Sejal Badani is a Goodreads Fiction Award finalist for her “Trail of Broken Wings”.
“The storyteller’s secret” novel takes you to India. The novel has two story lines. One is around 1940s-50s and the other one – 30 years forward, each with their own main character: a grand-mother and a grand-daughter.
Jaya – the grand-daughter – came to India from the USA to heal her pain after three miscarriages and the separation from her husband. There, she learns the story of her grandmother from an untouchable, who worked in his grand parents’ house as a faithful servant. Jaya learns of her true heritage when her grand-mother’s secret is revealed by her by that faithful servant. She learns her mother is a fruit of the passion between her grand-mother and a British officer she loved. In healing her own pain, she re-lives her grand-mother’s tough choices of staying in the marriage her parents arranged for her; staying with other other three sons when asked by the man she loved to leave with him and their daughter; stopping to do what she loved – teach and write stories – when family duties called.
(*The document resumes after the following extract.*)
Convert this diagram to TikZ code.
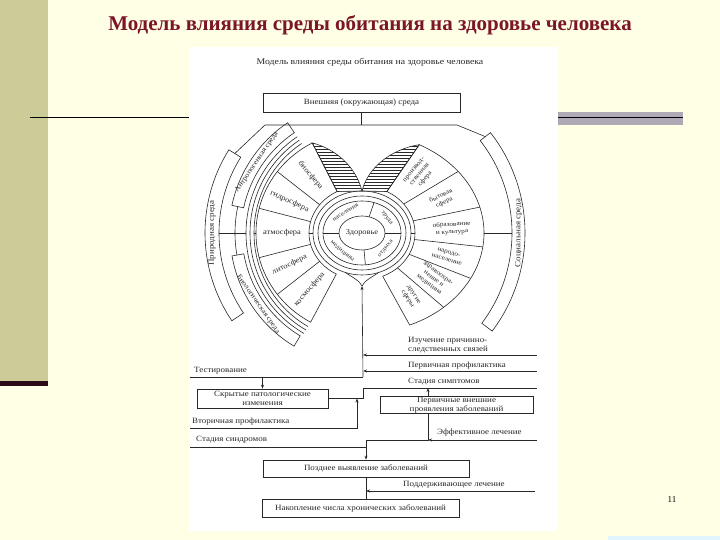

In the story, the grand-mother dies young in very tragic circumstances. The author portraits the grand-daughter as a living testament to the materialisation of aspirations of a generation who although oppressed kept her dignity and left a legacy.
The story has a happy end of healing found by those who sought it. Although it gave the book a predictable end, it was just fine, after the intensity if the two parallel life stories of the grand mother and grand-daughter, who “found” each other 30 years after through storytelling.
While some reviews find the book not very exciting, it matched my reading needs at this stage. Even it it is fiction, stories of vulnerable deserve to be told in any form and cherished by those who live to harness the sacrifices made by generations before.